Start

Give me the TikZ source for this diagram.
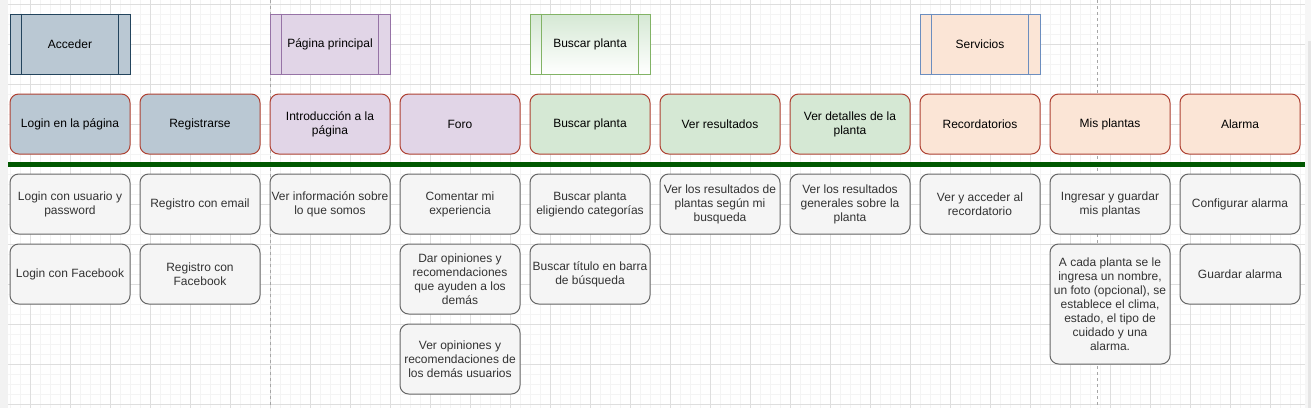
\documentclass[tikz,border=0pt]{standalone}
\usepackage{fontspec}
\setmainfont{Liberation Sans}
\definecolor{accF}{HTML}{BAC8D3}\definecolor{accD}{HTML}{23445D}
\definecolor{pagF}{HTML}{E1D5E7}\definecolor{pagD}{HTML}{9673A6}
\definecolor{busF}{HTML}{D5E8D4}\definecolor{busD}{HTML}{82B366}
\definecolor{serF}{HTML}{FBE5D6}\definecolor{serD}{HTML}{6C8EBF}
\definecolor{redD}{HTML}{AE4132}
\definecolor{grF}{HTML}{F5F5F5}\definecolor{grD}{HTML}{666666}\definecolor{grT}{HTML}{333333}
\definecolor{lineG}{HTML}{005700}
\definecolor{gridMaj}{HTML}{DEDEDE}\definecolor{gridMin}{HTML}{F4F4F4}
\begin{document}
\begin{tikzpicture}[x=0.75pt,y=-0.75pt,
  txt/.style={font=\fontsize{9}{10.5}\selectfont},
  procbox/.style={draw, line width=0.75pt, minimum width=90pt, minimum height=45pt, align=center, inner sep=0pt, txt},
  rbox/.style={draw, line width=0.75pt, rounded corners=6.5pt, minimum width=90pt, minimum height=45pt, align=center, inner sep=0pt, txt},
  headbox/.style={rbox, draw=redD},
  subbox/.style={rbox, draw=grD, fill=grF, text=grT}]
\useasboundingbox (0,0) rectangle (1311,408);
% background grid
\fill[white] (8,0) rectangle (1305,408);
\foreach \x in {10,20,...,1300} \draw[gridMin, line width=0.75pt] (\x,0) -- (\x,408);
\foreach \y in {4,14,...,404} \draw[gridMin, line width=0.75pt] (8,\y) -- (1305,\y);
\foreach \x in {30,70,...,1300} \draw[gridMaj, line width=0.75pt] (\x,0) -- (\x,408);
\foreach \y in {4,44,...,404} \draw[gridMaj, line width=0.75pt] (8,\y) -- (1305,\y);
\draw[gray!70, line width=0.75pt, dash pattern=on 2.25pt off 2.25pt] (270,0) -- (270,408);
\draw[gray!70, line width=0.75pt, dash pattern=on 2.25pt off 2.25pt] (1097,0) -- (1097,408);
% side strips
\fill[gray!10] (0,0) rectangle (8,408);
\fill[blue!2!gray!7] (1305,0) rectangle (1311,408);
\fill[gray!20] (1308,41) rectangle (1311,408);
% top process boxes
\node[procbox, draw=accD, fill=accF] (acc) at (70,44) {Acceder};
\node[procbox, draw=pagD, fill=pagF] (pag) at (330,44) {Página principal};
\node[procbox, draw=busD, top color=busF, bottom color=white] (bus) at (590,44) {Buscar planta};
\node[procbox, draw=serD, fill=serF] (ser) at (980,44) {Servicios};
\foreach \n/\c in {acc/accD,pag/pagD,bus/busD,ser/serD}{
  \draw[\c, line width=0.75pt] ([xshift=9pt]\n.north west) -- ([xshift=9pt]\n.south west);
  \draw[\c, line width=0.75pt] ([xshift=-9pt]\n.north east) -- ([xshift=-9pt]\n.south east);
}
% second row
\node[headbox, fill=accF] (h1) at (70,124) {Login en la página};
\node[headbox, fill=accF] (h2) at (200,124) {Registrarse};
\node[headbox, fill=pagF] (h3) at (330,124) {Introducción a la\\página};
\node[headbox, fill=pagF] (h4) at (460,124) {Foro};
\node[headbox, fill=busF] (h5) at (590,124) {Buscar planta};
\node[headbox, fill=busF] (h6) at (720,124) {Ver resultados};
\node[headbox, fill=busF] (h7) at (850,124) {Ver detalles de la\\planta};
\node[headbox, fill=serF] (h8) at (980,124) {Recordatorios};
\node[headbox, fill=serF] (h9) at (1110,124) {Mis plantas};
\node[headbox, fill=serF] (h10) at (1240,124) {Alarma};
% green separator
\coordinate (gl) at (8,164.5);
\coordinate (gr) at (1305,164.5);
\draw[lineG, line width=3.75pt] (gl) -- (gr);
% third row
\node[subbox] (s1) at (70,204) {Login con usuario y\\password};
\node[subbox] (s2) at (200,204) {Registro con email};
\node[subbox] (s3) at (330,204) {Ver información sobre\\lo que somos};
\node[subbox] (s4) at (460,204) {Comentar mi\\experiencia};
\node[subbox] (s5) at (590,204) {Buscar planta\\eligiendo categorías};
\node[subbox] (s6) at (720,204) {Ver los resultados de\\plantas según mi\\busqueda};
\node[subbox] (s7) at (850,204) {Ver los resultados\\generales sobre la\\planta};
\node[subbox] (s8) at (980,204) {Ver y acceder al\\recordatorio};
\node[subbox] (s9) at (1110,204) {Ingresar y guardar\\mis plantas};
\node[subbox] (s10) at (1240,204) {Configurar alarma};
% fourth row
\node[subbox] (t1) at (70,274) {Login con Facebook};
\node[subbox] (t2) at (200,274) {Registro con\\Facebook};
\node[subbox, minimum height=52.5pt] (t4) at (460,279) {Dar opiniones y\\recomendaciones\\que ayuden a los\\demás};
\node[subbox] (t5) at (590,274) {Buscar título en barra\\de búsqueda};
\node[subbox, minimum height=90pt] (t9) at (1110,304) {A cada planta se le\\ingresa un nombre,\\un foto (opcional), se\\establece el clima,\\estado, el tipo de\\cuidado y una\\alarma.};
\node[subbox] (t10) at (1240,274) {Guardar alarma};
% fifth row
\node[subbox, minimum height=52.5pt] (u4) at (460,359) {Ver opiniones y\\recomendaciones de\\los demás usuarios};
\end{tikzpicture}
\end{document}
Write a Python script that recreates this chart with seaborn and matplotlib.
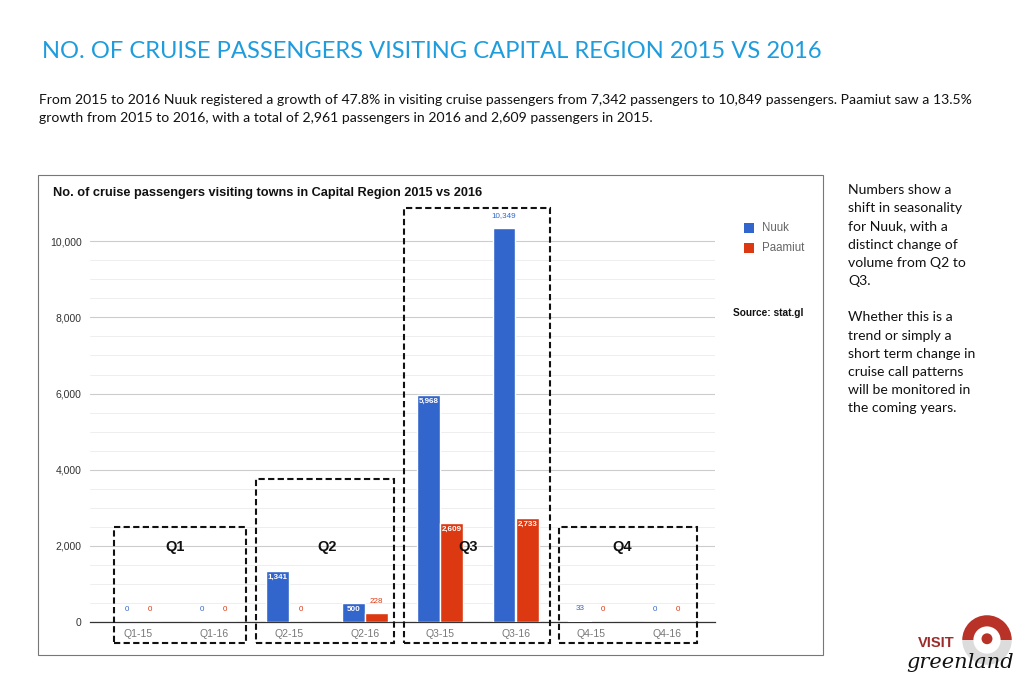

End

REQUEST —
Every entry above needs to be retyped exactly; drop the pictures.

RESPONSE TO THIS TASK —
Give me the TikZ source for this diagram.
\documentclass[tikz,border=0pt]{standalone}
\usepackage{fontspec}
\setmainfont{Liberation Sans}
\definecolor{accF}{HTML}{BAC8D3}\definecolor{accD}{HTML}{23445D}
\definecolor{pagF}{HTML}{E1D5E7}\definecolor{pagD}{HTML}{9673A6}
\definecolor{busF}{HTML}{D5E8D4}\definecolor{busD}{HTML}{82B366}
\definecolor{serF}{HTML}{FBE5D6}\definecolor{serD}{HTML}{6C8EBF}
\definecolor{redD}{HTML}{AE4132}
\definecolor{grF}{HTML}{F5F5F5}\definecolor{grD}{HTML}{666666}\definecolor{grT}{HTML}{333333}
\definecolor{lineG}{HTML}{005700}
\definecolor{gridMaj}{HTML}{DEDEDE}\definecolor{gridMin}{HTML}{F4F4F4}
\begin{document}
\begin{tikzpicture}[x=0.75pt,y=-0.75pt,
  txt/.style={font=\fontsize{9}{10.5}\selectfont},
  procbox/.style={draw, line width=0.75pt, minimum width=90pt, minimum height=45pt, align=center, inner sep=0pt, txt},
  rbox/.style={draw, line width=0.75pt, rounded corners=6.5pt, minimum width=90pt, minimum height=45pt, align=center, inner sep=0pt, txt},
  headbox/.style={rbox, draw=redD},
  subbox/.style={rbox, draw=grD, fill=grF, text=grT}]
\useasboundingbox (0,0) rectangle (1311,408);
% background grid
\fill[white] (8,0) rectangle (1305,408);
\foreach \x in {10,20,...,1300} \draw[gridMin, line width=0.75pt] (\x,0) -- (\x,408);
\foreach \y in {4,14,...,404} \draw[gridMin, line width=0.75pt] (8,\y) -- (1305,\y);
\foreach \x in {30,70,...,1300} \draw[gridMaj, line width=0.75pt] (\x,0) -- (\x,408);
\foreach \y in {4,44,...,404} \draw[gridMaj, line width=0.75pt] (8,\y) -- (1305,\y);
\draw[gray!70, line width=0.75pt, dash pattern=on 2.25pt off 2.25pt] (270,0) -- (270,408);
\draw[gray!70, line width=0.75pt, dash pattern=on 2.25pt off 2.25pt] (1097,0) -- (1097,408);
% side strips
\fill[gray!10] (0,0) rectangle (8,408);
\fill[blue!2!gray!7] (1305,0) rectangle (1311,408);
\fill[gray!20] (1308,41) rectangle (1311,408);
% top process boxes
\node[procbox, draw=accD, fill=accF] (acc) at (70,44) {Acceder};
\node[procbox, draw=pagD, fill=pagF] (pag) at (330,44) {Página principal};
\node[procbox, draw=busD, top color=busF, bottom color=white] (bus) at (590,44) {Buscar planta};
\node[procbox, draw=serD, fill=serF] (ser) at (980,44) {Servicios};
\foreach \n/\c in {acc/accD,pag/pagD,bus/busD,ser/serD}{
  \draw[\c, line width=0.75pt] ([xshift=9pt]\n.north west) -- ([xshift=9pt]\n.south west);
  \draw[\c, line width=0.75pt] ([xshift=-9pt]\n.north east) -- ([xshift=-9pt]\n.south east);
}
% second row
\node[headbox, fill=accF] (h1) at (70,124) {Login en la página};
\node[headbox, fill=accF] (h2) at (200,124) {Registrarse};
\node[headbox, fill=pagF] (h3) at (330,124) {Introducción a la\\página};
\node[headbox, fill=pagF] (h4) at (460,124) {Foro};
\node[headbox, fill=busF] (h5) at (590,124) {Buscar planta};
\node[headbox, fill=busF] (h6) at (720,124) {Ver resultados};
\node[headbox, fill=busF] (h7) at (850,124) {Ver detalles de la\\planta};
\node[headbox, fill=serF] (h8) at (980,124) {Recordatorios};
\node[headbox, fill=serF] (h9) at (1110,124) {Mis plantas};
\node[headbox, fill=serF] (h10) at (1240,124) {Alarma};
% green separator
\coordinate (gl) at (8,164.5);
\coordinate (gr) at (1305,164.5);
\draw[lineG, line width=3.75pt] (gl) -- (gr);
% third row
\node[subbox] (s1) at (70,204) {Login con usuario y\\password};
\node[subbox] (s2) at (200,204) {Registro con email};
\node[subbox] (s3) at (330,204) {Ver información sobre\\lo que somos};
\node[subbox] (s4) at (460,204) {Comentar mi\\experiencia};
\node[subbox] (s5) at (590,204) {Buscar planta\\eligiendo categorías};
\node[subbox] (s6) at (720,204) {Ver los resultados de\\plantas según mi\\busqueda};
\node[subbox] (s7) at (850,204) {Ver los resultados\\generales sobre la\\planta};
\node[subbox] (s8) at (980,204) {Ver y acceder al\\recordatorio};
\node[subbox] (s9) at (1110,204) {Ingresar y guardar\\mis plantas};
\node[subbox] (s10) at (1240,204) {Configurar alarma};
% fourth row
\node[subbox] (t1) at (70,274) {Login con Facebook};
\node[subbox] (t2) at (200,274) {Registro con\\Facebook};
\node[subbox, minimum height=52.5pt] (t4) at (460,279) {Dar opiniones y\\recomendaciones\\que ayuden a los\\demás};
\node[subbox] (t5) at (590,274) {Buscar título en barra\\de búsqueda};
\node[subbox, minimum height=90pt] (t9) at (1110,304) {A cada planta se le\\ingresa un nombre,\\un foto (opcional), se\\establece el clima,\\estado, el tipo de\\cuidado y una\\alarma.};
\node[subbox] (t10) at (1240,274) {Guardar alarma};
% fifth row
\node[subbox, minimum height=52.5pt] (u4) at (460,359) {Ver opiniones y\\recomendaciones de\\los demás usuarios};
\end{tikzpicture}
\end{document}
Write a Python script that recreates this chart with seaborn and matplotlib.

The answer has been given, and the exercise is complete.